-- start SUPPLIED DATA --

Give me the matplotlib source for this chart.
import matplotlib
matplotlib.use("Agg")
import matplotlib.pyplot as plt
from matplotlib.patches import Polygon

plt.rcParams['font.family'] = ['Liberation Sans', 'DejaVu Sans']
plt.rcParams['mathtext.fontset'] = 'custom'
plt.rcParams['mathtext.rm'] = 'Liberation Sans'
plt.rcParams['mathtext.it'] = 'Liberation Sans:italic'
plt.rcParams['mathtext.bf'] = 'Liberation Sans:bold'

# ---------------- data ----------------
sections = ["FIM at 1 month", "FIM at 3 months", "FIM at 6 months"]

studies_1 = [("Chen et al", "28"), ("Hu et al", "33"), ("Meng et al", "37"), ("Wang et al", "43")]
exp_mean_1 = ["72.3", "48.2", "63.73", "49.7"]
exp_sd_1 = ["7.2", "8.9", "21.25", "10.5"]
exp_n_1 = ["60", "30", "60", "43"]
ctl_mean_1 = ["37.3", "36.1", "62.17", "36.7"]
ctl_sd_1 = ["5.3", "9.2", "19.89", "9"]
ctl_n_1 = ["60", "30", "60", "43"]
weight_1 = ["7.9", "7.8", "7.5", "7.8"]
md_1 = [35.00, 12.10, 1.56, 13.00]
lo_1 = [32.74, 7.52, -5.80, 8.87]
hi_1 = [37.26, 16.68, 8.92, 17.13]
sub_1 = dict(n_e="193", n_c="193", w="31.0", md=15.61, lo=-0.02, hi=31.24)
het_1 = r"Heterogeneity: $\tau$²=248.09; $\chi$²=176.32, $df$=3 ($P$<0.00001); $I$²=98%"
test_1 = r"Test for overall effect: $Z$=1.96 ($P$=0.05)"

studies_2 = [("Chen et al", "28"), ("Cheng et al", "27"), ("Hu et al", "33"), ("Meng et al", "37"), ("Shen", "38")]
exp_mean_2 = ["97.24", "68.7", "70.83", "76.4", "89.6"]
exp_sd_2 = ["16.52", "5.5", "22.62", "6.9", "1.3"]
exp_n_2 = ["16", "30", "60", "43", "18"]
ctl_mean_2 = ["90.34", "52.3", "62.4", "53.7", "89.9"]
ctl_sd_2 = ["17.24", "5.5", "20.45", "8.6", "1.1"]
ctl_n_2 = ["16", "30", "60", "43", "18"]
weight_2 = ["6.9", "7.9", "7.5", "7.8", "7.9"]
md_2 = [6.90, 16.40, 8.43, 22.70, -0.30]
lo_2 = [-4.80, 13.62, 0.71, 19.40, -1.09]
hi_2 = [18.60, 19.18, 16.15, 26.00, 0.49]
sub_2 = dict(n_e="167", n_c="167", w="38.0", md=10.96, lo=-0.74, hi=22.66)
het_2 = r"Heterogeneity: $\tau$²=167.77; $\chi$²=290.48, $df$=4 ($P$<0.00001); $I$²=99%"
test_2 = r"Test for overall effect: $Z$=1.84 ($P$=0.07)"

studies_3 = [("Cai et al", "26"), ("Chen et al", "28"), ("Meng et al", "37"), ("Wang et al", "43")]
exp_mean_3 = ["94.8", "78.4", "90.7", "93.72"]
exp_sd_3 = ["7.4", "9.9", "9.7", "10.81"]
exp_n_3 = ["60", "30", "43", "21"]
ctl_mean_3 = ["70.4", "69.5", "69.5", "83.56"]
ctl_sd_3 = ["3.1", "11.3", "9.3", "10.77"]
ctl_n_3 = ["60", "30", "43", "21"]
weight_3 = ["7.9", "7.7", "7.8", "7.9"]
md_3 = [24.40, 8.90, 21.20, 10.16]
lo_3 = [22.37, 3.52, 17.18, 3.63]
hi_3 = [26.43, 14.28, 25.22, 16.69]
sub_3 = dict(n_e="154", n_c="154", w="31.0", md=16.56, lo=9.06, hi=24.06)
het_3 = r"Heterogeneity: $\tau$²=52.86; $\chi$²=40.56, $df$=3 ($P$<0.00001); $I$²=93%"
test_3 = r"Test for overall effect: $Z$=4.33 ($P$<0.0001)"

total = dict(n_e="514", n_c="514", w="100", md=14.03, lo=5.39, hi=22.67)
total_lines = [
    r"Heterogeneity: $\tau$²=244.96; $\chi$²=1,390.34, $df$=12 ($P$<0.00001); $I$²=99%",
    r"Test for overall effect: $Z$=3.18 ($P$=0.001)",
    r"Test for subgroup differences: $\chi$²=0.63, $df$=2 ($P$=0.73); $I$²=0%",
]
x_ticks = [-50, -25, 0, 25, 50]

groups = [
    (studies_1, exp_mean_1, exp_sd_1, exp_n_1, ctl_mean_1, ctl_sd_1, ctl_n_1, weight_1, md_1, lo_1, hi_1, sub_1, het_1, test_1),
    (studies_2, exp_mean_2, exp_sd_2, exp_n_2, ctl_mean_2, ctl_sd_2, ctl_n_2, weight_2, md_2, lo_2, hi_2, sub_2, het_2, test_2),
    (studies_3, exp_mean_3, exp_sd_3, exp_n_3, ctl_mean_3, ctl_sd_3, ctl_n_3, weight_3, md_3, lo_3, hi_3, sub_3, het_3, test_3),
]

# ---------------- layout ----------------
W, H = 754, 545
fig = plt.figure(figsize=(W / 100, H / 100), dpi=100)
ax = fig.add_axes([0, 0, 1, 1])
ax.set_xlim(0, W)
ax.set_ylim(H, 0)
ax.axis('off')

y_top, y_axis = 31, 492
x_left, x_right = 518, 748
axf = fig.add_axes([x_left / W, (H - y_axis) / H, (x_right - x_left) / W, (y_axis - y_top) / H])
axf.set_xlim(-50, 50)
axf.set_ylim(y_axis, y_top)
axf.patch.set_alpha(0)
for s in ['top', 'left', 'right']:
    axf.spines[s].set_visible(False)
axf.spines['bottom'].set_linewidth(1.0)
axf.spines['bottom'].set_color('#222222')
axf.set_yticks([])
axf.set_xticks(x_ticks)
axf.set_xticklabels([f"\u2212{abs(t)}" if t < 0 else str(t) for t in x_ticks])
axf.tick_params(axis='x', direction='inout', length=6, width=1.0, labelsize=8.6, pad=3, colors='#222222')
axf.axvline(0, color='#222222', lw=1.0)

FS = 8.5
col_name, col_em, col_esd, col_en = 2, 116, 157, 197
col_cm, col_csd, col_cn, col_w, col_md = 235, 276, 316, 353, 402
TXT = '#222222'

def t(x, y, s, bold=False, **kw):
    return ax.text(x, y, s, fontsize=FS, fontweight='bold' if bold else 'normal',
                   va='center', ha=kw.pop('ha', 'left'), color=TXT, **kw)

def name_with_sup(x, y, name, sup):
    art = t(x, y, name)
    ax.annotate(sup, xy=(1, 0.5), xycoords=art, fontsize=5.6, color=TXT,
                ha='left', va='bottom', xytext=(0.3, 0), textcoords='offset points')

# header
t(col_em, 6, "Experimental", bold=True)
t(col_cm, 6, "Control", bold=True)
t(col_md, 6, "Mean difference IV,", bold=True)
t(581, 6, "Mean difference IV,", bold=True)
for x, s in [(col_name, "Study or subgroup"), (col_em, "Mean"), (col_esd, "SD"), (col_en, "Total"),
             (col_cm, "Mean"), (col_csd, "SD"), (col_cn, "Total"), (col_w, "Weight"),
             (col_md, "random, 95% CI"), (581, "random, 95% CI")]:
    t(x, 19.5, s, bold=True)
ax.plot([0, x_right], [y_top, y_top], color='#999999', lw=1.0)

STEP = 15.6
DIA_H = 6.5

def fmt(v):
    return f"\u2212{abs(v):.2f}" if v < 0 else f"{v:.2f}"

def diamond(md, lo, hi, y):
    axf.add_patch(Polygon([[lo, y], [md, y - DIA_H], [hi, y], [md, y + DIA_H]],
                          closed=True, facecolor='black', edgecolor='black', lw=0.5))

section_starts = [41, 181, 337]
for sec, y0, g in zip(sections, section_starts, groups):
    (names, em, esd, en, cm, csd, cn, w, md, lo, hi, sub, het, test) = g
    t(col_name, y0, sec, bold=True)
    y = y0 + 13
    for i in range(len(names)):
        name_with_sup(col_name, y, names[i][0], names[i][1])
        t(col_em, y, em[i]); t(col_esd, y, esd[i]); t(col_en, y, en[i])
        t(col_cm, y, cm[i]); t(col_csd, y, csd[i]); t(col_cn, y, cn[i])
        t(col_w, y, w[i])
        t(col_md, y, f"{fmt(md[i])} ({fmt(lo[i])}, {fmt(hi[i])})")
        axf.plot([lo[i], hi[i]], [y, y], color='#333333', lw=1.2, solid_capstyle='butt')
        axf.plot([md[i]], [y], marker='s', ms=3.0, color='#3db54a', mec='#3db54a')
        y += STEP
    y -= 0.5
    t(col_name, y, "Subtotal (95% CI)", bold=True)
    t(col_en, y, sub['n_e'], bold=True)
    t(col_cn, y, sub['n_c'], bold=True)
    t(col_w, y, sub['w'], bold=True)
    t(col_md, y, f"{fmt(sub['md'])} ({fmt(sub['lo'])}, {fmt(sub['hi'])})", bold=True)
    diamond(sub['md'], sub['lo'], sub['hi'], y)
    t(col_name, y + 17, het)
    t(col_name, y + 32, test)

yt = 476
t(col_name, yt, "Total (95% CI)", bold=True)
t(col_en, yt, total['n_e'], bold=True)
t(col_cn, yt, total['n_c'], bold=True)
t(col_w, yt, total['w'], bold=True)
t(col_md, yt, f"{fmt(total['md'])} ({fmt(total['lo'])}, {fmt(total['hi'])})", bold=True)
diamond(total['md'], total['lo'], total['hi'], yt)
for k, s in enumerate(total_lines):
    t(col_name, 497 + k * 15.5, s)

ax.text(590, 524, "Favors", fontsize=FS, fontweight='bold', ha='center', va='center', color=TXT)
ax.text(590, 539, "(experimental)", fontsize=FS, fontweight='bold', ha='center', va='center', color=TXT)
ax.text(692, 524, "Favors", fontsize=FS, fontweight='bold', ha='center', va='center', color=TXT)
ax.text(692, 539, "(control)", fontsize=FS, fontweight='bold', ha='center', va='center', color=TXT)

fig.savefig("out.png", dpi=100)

-- end SUPPLIED DATA --

▶ TASK STATEMENT
Only the lines from the top of the data through the line that contains "plt.rcParams['mathtext.bf'] = 'Liberation" should be quoted, exactly as they stand.

▶ THE RESPONSE
Give me the matplotlib source for this chart.
import matplotlib
matplotlib.use("Agg")
import matplotlib.pyplot as plt
from matplotlib.patches import Polygon

plt.rcParams['font.family'] = ['Liberation Sans', 'DejaVu Sans']
plt.rcParams['mathtext.fontset'] = 'custom'
plt.rcParams['mathtext.rm'] = 'Liberation Sans'
plt.rcParams['mathtext.it'] = 'Liberation Sans:italic'
plt.rcParams['mathtext.bf'] = 'Liberation Sans:bold'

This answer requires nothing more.